CAIRO: The Central Bank of Egypt (CBE) announced Thursday it had decided to keep its interest rates unchanged because they are “currently appropriate given the balance of risks surrounding the inflation and GDP outlooks.”
In a late Thursday meeting, the CBE’s Monetary Policy Committee (MPC,) kept the overnight deposit and lending rates “unchanged” at levels decided in February at 8.75 percent and 9.75 percent respectively. CBE’s main operation and the discount rate were also kept at 9.25 percent each.
The bank added in a statement posted on its website that it will closely monitor all economic developments and adjust key CBE rates to ensure price stability over the medium-term.
Inflation surged over tobacco, butane cylinders prices
“Headline CPI increased by 1.55 percent (m/m) in March, compared to an increase of 1.86 percent (m/m) in February, while the annual rate increased to 11.51 percent in March from 10.56 percent in February, supported by the favorable base effect from last year,” said the CBE.
It cited the bulk of monthly developments to upward adjustments in administered prices, especially tobacco, in addition to supply bottlenecks related to the distribution of butane cylinders, coupled with price hikes of volatile food items.
Meanwhile, the CBE predicted that lower oil prices and the consequent revision in international food price forecasts, would largely mitigate the domestic inflation outlook.
A call for reviewing monetary policies to match government plans
“Egypt’s central bank is adopting an expansionary monetary policy based on holding key benchmark rates at low levels with the aim of fostering borrowing and investment,” Mohsen Adel, deputy head of the EG-Finance Association, told The Cairo Post.
At the same time, the government has followed a balanced policy to ration its spending through recent decisions to slash fuel and energy subsidies, in order to control its budget deficit along with reducing domestic and external debts, Adel added.
“Such procedures should have pushed monetary policy makers and local banks to reconsider its decision in light of the state new directions, especially the possible hike in inflation and CPI driven by fuel price hikes,” he added.
Restructuring subsidies and amending taxation is not necessarily associated with a deflationary economic policy, said Adel. He urged the government take steps to promote investment, and said that the GDP would increase Egypt’s national income and then absorb the effects of removing subsidies on strategic commodities.
Real GDP grew 4.3% in H1 backed by manufacturing, tourism
At the same time, the central bank said Egypt’s real GDP growth hit 4.3 percent (y/y) in 2014/15 Q2, recording 5.6 percent (y/y) in the first half of the fiscal year, powered by the 6.8 percent record growth witnessed in Q1, the highest annual growth rate since 2007/08 Q4.

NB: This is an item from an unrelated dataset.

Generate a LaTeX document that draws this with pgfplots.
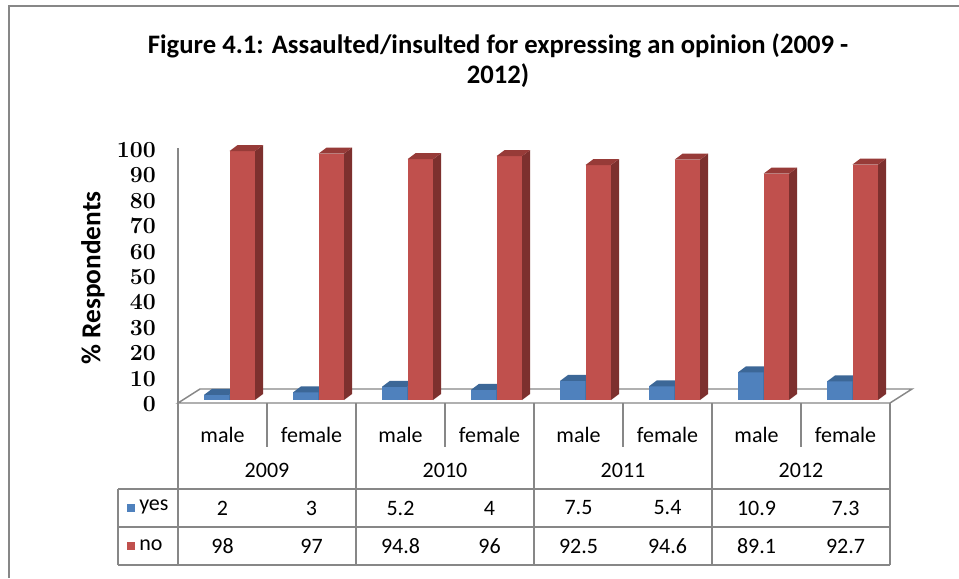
\documentclass[border=0pt]{standalone}
\usepackage{fontspec}
\setmainfont{Carlito}
\usepackage{pgfplots}
\pgfplotsset{compat=1.18}

\definecolor{yesfront}{HTML}{4F81BD}
\definecolor{yestop}{HTML}{3C6797}
\definecolor{yesside}{HTML}{335982}
\definecolor{nofront}{HTML}{C0504D}
\definecolor{notop}{HTML}{973B38}
\definecolor{noside}{HTML}{7D302E}
\definecolor{gridgray}{HTML}{878787}

% one 3-D column: front face, side face and top face;
% #1 shift of the face centre (px), #2 face width (px), #3-#5 colours
% the column height comes from the data value \val (2.54 px per unit)
\newcommand\drawcolumn[5]{%
  \pgfmathsetmacro\bh{\val*2.54*0.75}%
  \pgfmathsetmacro\bl{(#1-#2/2)*0.75}%
  \pgfmathsetmacro\br{(#1+#2/2)*0.75}%
  \pgfmathsetmacro\bll{\bl+6}%
  \pgfmathsetmacro\brr{\br+6}%
  \pgfmathsetmacro\bb{-\bh}%
  \pgfmathsetmacro\bbb{-\bh+4.5}%
  \pgfsetfillcolor{#3}%
  \pgfpathrectanglecorners{\pgfpoint{\bl pt}{\bb pt}}{\pgfpoint{\br pt}{0pt}}%
  \pgfusepathqfill
  \pgfsetfillcolor{#4}%
  \pgfpathmoveto{\pgfpoint{\br pt}{\bb pt}}%
  \pgfpathlineto{\pgfpoint{\brr pt}{\bbb pt}}%
  \pgfpathlineto{\pgfpoint{\brr pt}{4.5pt}}%
  \pgfpathlineto{\pgfpoint{\br pt}{0pt}}%
  \pgfpathclose
  \pgfusepathqfill
  \pgfsetfillcolor{#5}%
  \pgfpathmoveto{\pgfpoint{\bl pt}{0pt}}%
  \pgfpathlineto{\pgfpoint{\br pt}{0pt}}%
  \pgfpathlineto{\pgfpoint{\brr pt}{4.5pt}}%
  \pgfpathlineto{\pgfpoint{\bll pt}{4.5pt}}%
  \pgfpathclose
  \pgfusepathqfill
}
\pgfdeclareplotmark{yescolumn}{\drawcolumn{-5.75}{25.5}{yesfront}{yesside}{yestop}}
\pgfdeclareplotmark{nocolumn}{\drawcolumn{19.75}{25.5}{nofront}{noside}{notop}}

\begin{document}
\begin{tikzpicture}
\begin{scope}[x=0.75pt,y=-0.75pt]
  \path[use as bounding box] (0,0) rectangle (959,578);
  \fill[white] (0,0) rectangle (959,578);
  \draw[gridgray, line width=1.5pt] (9,578) -- (9,6) -- (959,6);

  % title and axis label
  \node[align=center, font=\fontsize{20}{22.5}\selectfont\bfseries]
    at (498,61) {Figure 4.1: Assaulted/insulted for expressing an opinion (2009 -\\2012)};
  \node[rotate=90, font=\fontsize{20.5}{22}\selectfont\bfseries] at (93,278) {\% Respondents};

  % floor of the plot
  \draw[gridgray, line width=1.1pt, fill=white] (178,403) -- (890,403) -- (912,389) -- (200,389) -- cycle;

  % data table grid
  \begin{scope}[gridgray, line width=1.4pt]
    \draw (178,148) -- (178,565);
    \foreach \xx in {356,534,712,890} \draw (\xx,403) -- (\xx,565);
    \foreach \xx in {267,445,623,801} \draw (\xx,403) -- (\xx,447);
    \foreach \yy in {489,527,565} \draw (118,\yy) -- (890,\yy);
    \draw (118,489) -- (118,565);
  \end{scope}

  % category labels
  \begin{scope}[font=\fontsize{16.5}{19}\selectfont]
    \foreach \lab [count=\i from 0] in {male,female,male,female,male,female,male,female}
      \node at (222.5+89*\i,435) {\lab};
    \foreach \yr [count=\j from 0] in {2009,2010,2011,2012}
      \node at (267+178*\j,470) {\yr};
    % table values
    \foreach \v [count=\i from 0] in {2,3,5.2,4,7.5,5.4,10.9,7.3}
      \node at (222.5+89*\i,508) {\v};
    \foreach \v [count=\i from 0] in {98,97,94.8,96,92.5,94.6,89.1,92.7}
      \node at (222.5+89*\i,546) {\v};
    % legend keys
    \fill[yesfront] (127,504) rectangle (135,512);
    \node[anchor=west, inner sep=0pt] at (139,507) {yes};
    \fill[nofront] (127,542) rectangle (135,550);
    \node[anchor=west, inner sep=0pt] at (139,545) {no};
  \end{scope}
\end{scope}

\begin{axis}[
  at={(133.5pt,-300pt)}, anchor=south west,
  scale only axis, width=534pt, height=190.5pt,
  xmin=-0.5, xmax=7.5, ymin=0, ymax=100,
  axis line style={draw=none},
  xtick=\empty,
  ytick={0,10,...,100},
  major tick length=0pt,
  yticklabel style={font=\boldmath\fontsize{16}{19}\selectfont, anchor=east,
    inner sep=0pt, xshift=-16.5pt, yshift=-3pt},
  clip=false,
]
\addplot[scatter, only marks, mark=yescolumn,
  scatter/@pre marker code/.code={}, scatter/@post marker code/.code={},
  visualization depends on={rawy \as \val}]
  coordinates {(0,2) (1,3) (2,5.2) (3,4) (4,7.5) (5,5.4) (6,10.9) (7,7.3)};
\addplot[scatter, only marks, mark=nocolumn,
  scatter/@pre marker code/.code={}, scatter/@post marker code/.code={},
  visualization depends on={rawy \as \val}]
  coordinates {(0,98) (1,97) (2,94.8) (3,96) (4,92.5) (5,94.6) (6,89.1) (7,92.7)};
\end{axis}
\end{tikzpicture}
\end{document}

In 2013/14 FY real GDP growth recorded 2.2 percent.
The bank cited the expansion in economic activity during 2014/2015 Q2 to the manufacturing sector’s ongoing growth, along with the expansion of tourism activities for the second straight quarter after several quarters of contraction.

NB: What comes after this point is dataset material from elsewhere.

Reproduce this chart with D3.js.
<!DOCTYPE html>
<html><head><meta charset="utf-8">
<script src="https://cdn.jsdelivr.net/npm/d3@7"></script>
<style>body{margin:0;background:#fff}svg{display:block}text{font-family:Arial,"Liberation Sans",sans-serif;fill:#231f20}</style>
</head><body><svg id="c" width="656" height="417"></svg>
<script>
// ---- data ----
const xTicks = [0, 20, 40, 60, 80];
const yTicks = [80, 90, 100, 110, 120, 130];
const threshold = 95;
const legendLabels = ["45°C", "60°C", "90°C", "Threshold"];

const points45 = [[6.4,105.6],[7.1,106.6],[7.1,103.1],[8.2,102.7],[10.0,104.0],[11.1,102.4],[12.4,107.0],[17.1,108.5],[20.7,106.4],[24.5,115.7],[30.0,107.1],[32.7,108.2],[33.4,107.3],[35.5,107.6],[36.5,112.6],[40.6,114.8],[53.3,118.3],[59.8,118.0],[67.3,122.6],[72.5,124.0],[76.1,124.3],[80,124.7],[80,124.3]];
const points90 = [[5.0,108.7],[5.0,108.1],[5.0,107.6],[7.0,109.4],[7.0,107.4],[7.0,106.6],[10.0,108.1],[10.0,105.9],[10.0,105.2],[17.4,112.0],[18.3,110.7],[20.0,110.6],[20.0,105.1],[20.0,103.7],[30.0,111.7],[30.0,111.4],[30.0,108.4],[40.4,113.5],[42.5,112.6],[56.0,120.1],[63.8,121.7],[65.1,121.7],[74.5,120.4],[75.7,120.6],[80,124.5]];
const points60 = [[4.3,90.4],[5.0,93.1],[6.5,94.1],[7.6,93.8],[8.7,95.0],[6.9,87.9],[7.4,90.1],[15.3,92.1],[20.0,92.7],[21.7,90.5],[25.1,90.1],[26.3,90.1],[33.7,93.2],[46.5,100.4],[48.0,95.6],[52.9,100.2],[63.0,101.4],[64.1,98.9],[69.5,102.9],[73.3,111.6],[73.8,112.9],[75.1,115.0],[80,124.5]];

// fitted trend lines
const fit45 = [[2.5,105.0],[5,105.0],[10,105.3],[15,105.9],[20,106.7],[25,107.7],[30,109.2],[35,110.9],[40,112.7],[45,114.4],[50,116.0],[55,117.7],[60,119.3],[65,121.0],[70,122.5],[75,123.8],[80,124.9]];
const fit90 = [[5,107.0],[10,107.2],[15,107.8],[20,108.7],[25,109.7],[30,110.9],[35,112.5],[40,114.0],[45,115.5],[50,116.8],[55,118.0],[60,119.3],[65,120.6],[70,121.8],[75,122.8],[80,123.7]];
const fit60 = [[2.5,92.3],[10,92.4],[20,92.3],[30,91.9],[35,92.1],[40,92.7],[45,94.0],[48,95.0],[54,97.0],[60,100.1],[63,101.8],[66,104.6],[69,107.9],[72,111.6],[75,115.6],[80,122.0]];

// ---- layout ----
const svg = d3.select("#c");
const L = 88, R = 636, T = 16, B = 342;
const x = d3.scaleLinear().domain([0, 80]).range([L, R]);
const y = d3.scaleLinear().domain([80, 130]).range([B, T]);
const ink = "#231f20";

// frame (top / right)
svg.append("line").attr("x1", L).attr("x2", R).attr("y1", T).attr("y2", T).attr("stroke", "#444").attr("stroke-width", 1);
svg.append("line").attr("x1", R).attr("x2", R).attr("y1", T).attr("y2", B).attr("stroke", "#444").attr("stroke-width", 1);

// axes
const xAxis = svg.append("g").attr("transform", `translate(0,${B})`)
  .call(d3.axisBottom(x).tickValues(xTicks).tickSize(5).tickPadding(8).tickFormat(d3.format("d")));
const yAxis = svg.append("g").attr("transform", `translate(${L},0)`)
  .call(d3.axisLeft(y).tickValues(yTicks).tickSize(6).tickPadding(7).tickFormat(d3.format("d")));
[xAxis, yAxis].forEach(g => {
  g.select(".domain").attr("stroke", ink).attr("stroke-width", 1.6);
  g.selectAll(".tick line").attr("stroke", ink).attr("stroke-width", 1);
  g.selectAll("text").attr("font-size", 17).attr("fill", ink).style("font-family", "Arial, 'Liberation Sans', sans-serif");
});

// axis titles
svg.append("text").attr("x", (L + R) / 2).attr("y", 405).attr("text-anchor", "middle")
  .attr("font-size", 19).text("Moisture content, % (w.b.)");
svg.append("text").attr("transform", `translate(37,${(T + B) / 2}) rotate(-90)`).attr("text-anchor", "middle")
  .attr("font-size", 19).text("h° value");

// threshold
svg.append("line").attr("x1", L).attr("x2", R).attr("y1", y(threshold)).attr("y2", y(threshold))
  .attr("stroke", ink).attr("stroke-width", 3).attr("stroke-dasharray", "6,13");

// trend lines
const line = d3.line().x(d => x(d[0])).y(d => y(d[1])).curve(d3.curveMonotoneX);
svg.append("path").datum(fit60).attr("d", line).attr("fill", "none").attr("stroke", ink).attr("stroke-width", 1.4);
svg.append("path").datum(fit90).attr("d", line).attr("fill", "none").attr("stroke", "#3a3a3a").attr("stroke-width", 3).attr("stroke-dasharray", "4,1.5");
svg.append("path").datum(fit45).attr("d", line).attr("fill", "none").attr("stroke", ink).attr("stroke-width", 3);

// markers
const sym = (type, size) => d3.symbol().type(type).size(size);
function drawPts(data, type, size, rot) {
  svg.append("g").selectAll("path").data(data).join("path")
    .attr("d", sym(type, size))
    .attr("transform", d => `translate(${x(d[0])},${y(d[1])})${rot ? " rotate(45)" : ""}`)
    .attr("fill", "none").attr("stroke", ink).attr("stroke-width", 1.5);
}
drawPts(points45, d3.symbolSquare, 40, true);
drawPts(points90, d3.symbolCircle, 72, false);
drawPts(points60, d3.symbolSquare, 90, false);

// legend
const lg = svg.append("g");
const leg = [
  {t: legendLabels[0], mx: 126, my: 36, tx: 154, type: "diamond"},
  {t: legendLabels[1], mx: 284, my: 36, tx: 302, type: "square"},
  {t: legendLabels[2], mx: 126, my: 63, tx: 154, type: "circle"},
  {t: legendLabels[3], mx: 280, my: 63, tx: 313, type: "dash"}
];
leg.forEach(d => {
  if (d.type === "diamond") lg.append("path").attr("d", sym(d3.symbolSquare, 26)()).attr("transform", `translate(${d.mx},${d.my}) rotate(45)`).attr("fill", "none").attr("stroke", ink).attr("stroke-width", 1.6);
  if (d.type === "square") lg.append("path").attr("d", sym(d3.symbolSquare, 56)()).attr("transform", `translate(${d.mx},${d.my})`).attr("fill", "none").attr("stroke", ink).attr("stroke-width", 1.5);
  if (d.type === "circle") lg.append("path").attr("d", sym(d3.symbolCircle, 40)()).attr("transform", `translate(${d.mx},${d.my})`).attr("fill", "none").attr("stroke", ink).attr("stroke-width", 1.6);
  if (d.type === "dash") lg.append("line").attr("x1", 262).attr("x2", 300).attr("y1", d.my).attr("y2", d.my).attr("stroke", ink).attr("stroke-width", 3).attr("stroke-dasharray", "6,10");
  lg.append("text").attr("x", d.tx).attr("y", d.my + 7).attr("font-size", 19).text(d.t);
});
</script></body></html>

Also, investment continued to improve for the 4th consecutive quarter, regardless the widening trade deficit which is stalling real GDP growth, said the CBE, adding that investments in domestic mega projects such as the Suez Canal are to boost economic growth.
However, downside risks that surround the global recovery on the back of challenges facing the Euro Area and the softening growth in emerging markets could pose downside risks to domestic GDP, the CBE stated.
Key policy rates saw the last change in January, when the MPC slashed them by 50 basis points each, on speculation of lower inflation. This was the first action since they were raised by 100 basis points each last July, in an attempt to control soaring inflation after the government cut fuel subsidies by up to 78 percent.
Raising corridor rates would not help control inflation now
Adel ruled out that any decision to raise corridor rates would help reduce the money supply or withdraw the greatest liquidity from clients to control inflation.
“It would not help increase deposits at the moment, due to the thin liquidity available in the market since clients have tended to withdraw from their savings to cover increasing costs,” he added.
In 2005, the CBE introduced an interest rate corridor and two standing facilities: the overnight lending and the overnight deposit facility. The interest rates on the two standing facilities define the ceiling and floor of the corridor, respectively.